The phrase 'going green' has seen a record number of trademark applications.
It seems as though every company is trying to make its mark on the "green" trend. In 2007 alone, marketers set a all-time record at the the US Patent and Trademark Office, registering over 300,000 green trademarks. Big trends can be tough on the trademark business, and many companies are having a difficult time locking in on the rights to their marks.
By definition, a trademark is a distinctive term that tells consumers that a product or service comes from a single source. The problem is, under the umbrella of "going green" many companies are producing similar, hard-to-distinguish marks.
Not only are companies having a difficult time securing the rights to trademarks, they are also having trouble advertising their pro-environmental viewpoints.
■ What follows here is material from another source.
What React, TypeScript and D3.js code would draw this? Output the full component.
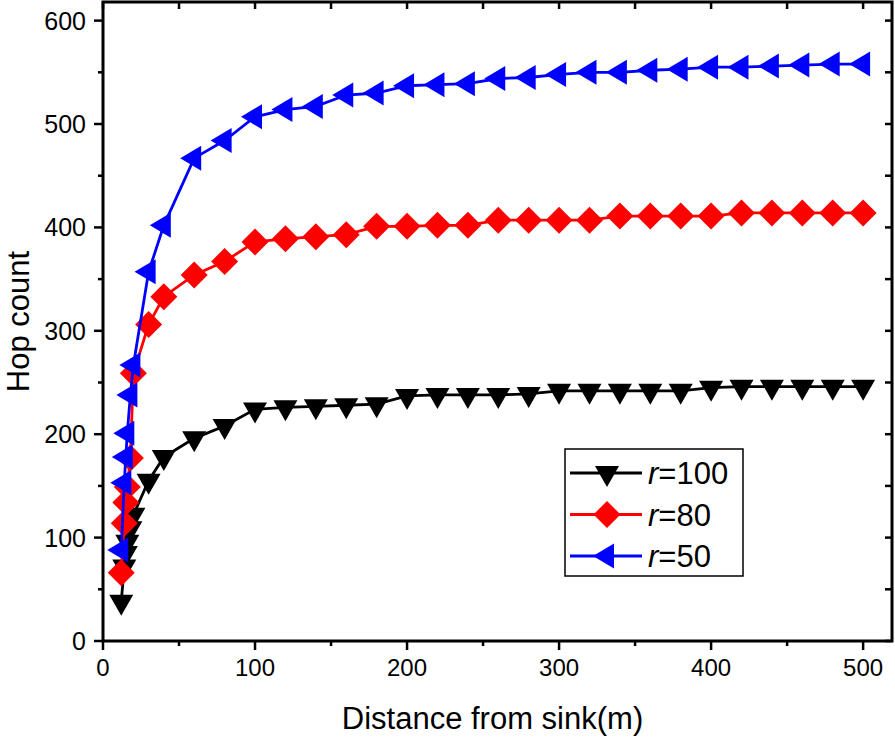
import React from "react";
import * as d3 from "d3";

const distance = [12, 14, 15, 16, 18, 20, 30, 40, 60, 80, 100, 120, 140, 160, 180, 200, 220, 240, 260, 280, 300, 320, 340, 360, 380, 400, 420, 440, 460, 480, 500];

const hopsR100 = [38, 72, 85, 96, 109, 122, 155, 178, 196, 208, 224, 226, 227, 228, 229, 237, 238, 238, 238, 239, 242, 242, 242, 242, 242, 245, 246, 246, 246, 246, 246];
const hopsR80 = [66, 114, 134, 149, 177, 259, 306, 333, 354, 367, 386, 389, 391, 393, 401, 401, 402, 402, 407, 407, 407, 407, 411, 411, 411, 411, 414, 414, 414, 414, 414];
const hopsR50 = [88, 153, 178, 201, 238, 267, 357, 402, 467, 484, 507, 514, 517, 528, 530, 537, 538, 539, 544, 545, 548, 550, 550, 552, 553, 555, 555, 556, 557, 558, 558];

const xTicks = [0, 100, 200, 300, 400, 500];
const yTicks = [0, 100, 200, 300, 400, 500, 600];

type Shape = "down" | "diamond" | "left";

const seriesList: { label: string; values: number[]; color: string; shape: Shape }[] = [
  { label: "100", values: hopsR100, color: "#000000", shape: "down" },
  { label: "80", values: hopsR80, color: "#ff0000", shape: "diamond" },
  { label: "50", values: hopsR50, color: "#0000ff", shape: "left" },
];

const W = 895;
const H = 739;
const left = 103;
const right = 892;
const top = 2;
const bottom = 641;

const FONT = "'Liberation Sans', Arial, sans-serif";

function markerPath(shape: Shape) {
  if (shape === "down") return "M-12,-7L12,-7L0,14Z";
  if (shape === "diamond") return "M0,-13.5L13.5,0L0,13.5L-13.5,0Z";
  return "M-14,0L7,-12.5L7,12.5Z";
}

export default function App() {
  const x = d3.scaleLinear().domain([0, 519]).range([left, right]);
  const y = d3.scaleLinear().domain([0, 618]).range([bottom, top]);

  const line = d3
    .line<[number, number]>()
    .x((d) => x(d[0]))
    .y((d) => y(d[1]));

  const xMinor = d3.range(0, 519, 50);
  const yMinor = d3.range(0, 618, 50);

  return (
    <svg width={W} height={H} style={{ position: "absolute", left: 0, top: 0, background: "#fff" }}>
      <rect width={W} height={H} fill="#fff" />

      {/* series */}
      {seriesList.map((s) => {
        const pts = distance.map((d, i) => [d, s.values[i]] as [number, number]);
        return (
          <g key={s.label}>
            <path d={line(pts) || ""} fill="none" stroke={s.color} strokeWidth={2.8} />
            {pts.map((p, i) => (
              <path key={i} d={markerPath(s.shape)} transform={`translate(${x(p[0])},${y(p[1])})`} fill={s.color} />
            ))}
          </g>
        );
      })}

      {/* frame */}
      <rect x={left} y={top} width={right - left} height={bottom - top} fill="none" stroke="#000" strokeWidth={3} />

      {/* bottom ticks */}
      {xMinor.map((t) => (
        <line key={"bx" + t} x1={x(t)} x2={x(t)} y1={bottom} y2={bottom + (t % 100 === 0 ? 9 : 5)} stroke="#000" strokeWidth={2.5} />
      ))}
      {/* top ticks (inward) */}
      {xMinor.map((t) => (
        <line key={"tx" + t} x1={x(t)} x2={x(t)} y1={top} y2={top + 7} stroke="#000" strokeWidth={2.5} />
      ))}
      {/* left ticks */}
      {yMinor.map((t) => (
        <line key={"ly" + t} x1={left} x2={left - (t % 100 === 0 ? 9 : 5)} y1={y(t)} y2={y(t)} stroke="#000" strokeWidth={2.5} />
      ))}
      {/* right ticks (inward) */}
      {yMinor.map((t) => (
        <line key={"ry" + t} x1={right} x2={right - 7} y1={y(t)} y2={y(t)} stroke="#000" strokeWidth={2.5} />
      ))}

      {xTicks.map((t) => (
        <text key={"xl" + t} x={x(t)} y={bottom + 35} textAnchor="middle" fontFamily={FONT} fontSize={24} fill="#000">
          {t}
        </text>
      ))}
      {yTicks.map((t) => (
        <text key={"yl" + t} x={left - 17} y={y(t) + 9} textAnchor="end" fontFamily={FONT} fontSize={25} fill="#000">
          {t}
        </text>
      ))}

      <text x={(left + right) / 2 - 5} y={729} textAnchor="middle" fontFamily={FONT} fontSize={31} fill="#000">
        Distance from sink(m)
      </text>
      <text transform={`translate(29,${(top + bottom) / 2}) rotate(-90)`} textAnchor="middle" fontFamily={FONT} fontSize={31} fill="#000">
        Hop count
      </text>

      {/* legend */}
      <g>
        <rect x={565} y={449} width={178} height={127} fill="#fff" stroke="#000" strokeWidth={1.5} />
        {seriesList.map((s, i) => {
          const ly = 473 + i * 41.5;
          return (
            <g key={"lg" + s.label}>
              <line x1={570} x2={642} y1={ly} y2={ly} stroke={s.color} strokeWidth={2.8} />
              <path d={markerPath(s.shape)} transform={`translate(607,${ly})`} fill={s.color} />
              <text x={648} y={ly + 11} fontFamily={FONT} fontSize={31} fill="#000">
                <tspan fontStyle="italic">r</tspan>
                <tspan>={s.label}</tspan>
              </text>
            </g>
          );
        })}
      </g>
    </svg>
  );
}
Now that many pro-environment and green slogans are being protected, companies are running into copyright or trademark infringement issues.
In December of 2009, Honda released an advertising campaign stating that they wanted to save the earth, one gallon of gasoline at a time. However, in the act of saving the earth, Honda (a Japanese automaker) stepped on a few toes, mainly those of Save the Earth Enterprises, an environmental group based in the United States. Save the Earth Enterprises sued Honda for all profits they received from the recent ad campaign and to stop future use by Honda of the Save the Earth trademark.
Whether a company is trying to secure their own rights to a pro-environment trademark, or simply advertise their environmentally friendly products, the overwhelming number of green trademarks and copyrights, are definitely making things more difficult.